Издателей по-прежнему беспокоили значительные фактические расхождения между разными частями трилогии — автора это занимало менее чем когда-либо. "Пробуду здесь, в Шарлоттсвилле, — откликался он на письмо того же Эрскина, — до 20 декабря. Затем на два месяца поеду в Миссисипи. Если угодно, перешлите мне сюда перечень необходимых поправок вместе с экземпляром «Деревушки»: мог бы поработать немного в перерывах между охотой. Охота на лис здесь замечательная, и места тоже прекрасные. Мне подарили красную куртку — прямо хоть фотографируйся".
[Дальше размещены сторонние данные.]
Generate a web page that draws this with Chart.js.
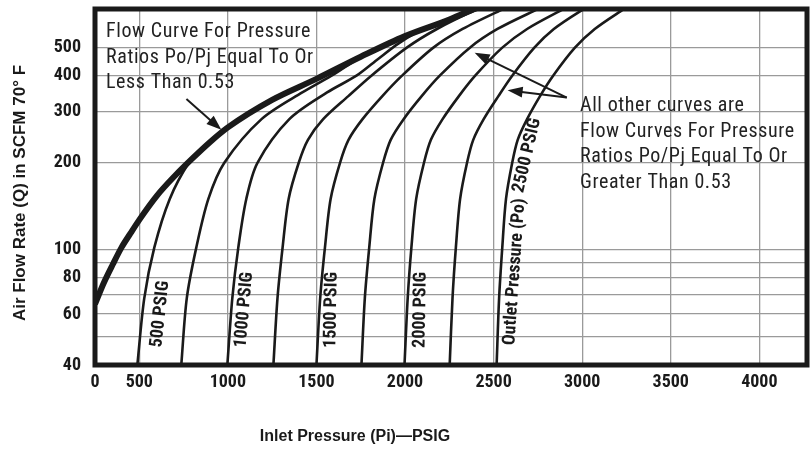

Шарлоттсвилль, штат Виргиния, — новое пристанище писателя. Не только Роуэноук, но даже и домик на ферме, который Фолкнер построил себе еще в конце 30-х годов, давно перестали оберегать от любопытства посторонних. А сейчас оно раздражало более чем когда-либо. Прежде непрошеные визитеры отвлекали от работы, теперь — болезненно напоминали о том, что он, Фолкнер, превратился в прижизненный памятник самому себе. "Оксфорд осточертел мне, — писал Фолкнер Хэролду Оберу еще в мае 1958 года. — Никак не могу отогнать туристов от моего забора; к тому же в радиусе пятидесяти миль нет места, где можно было бы спокойно перекусить, не слыша завываний магнитофона".
Вскоре Фолкнер купил дом в Виргинии. Это событие, правда, тоже не осталось незамеченным — в "Нью-Йорк таймc" появилось соответствующее сообщение, — но все же писатель на некоторое время оказался предоставленным самому себе. Он начал обустраиваться: перевез немалую часть библиотеки, в том числе любимые книги — Достоевского, Сервантеса, Толстого, Марка Твена, — охотничьи принадлежности, купил новую лошадь. Вскоре сюда переехала Джилл с мужем и детьми, и Фолкнер — охотник и фермер — стал настоящим дедом. "Мне кажется, — вспоминает дочь, — ему больно было расставаться с Оксфордом, но жизнь там становилась все более невыносимой… Похоже, он решил пустить корни в Виргинии. Потому что Виргиния — края тоже старые, но старые по-другому, чем Миссисипи. Миссисипи словно стыдится своей старости, а Виргиния нет. Здесь дорожат своими старыми, поблекшими вещами, и отцу это очень нравилось, он и сам так же привык относиться к старине".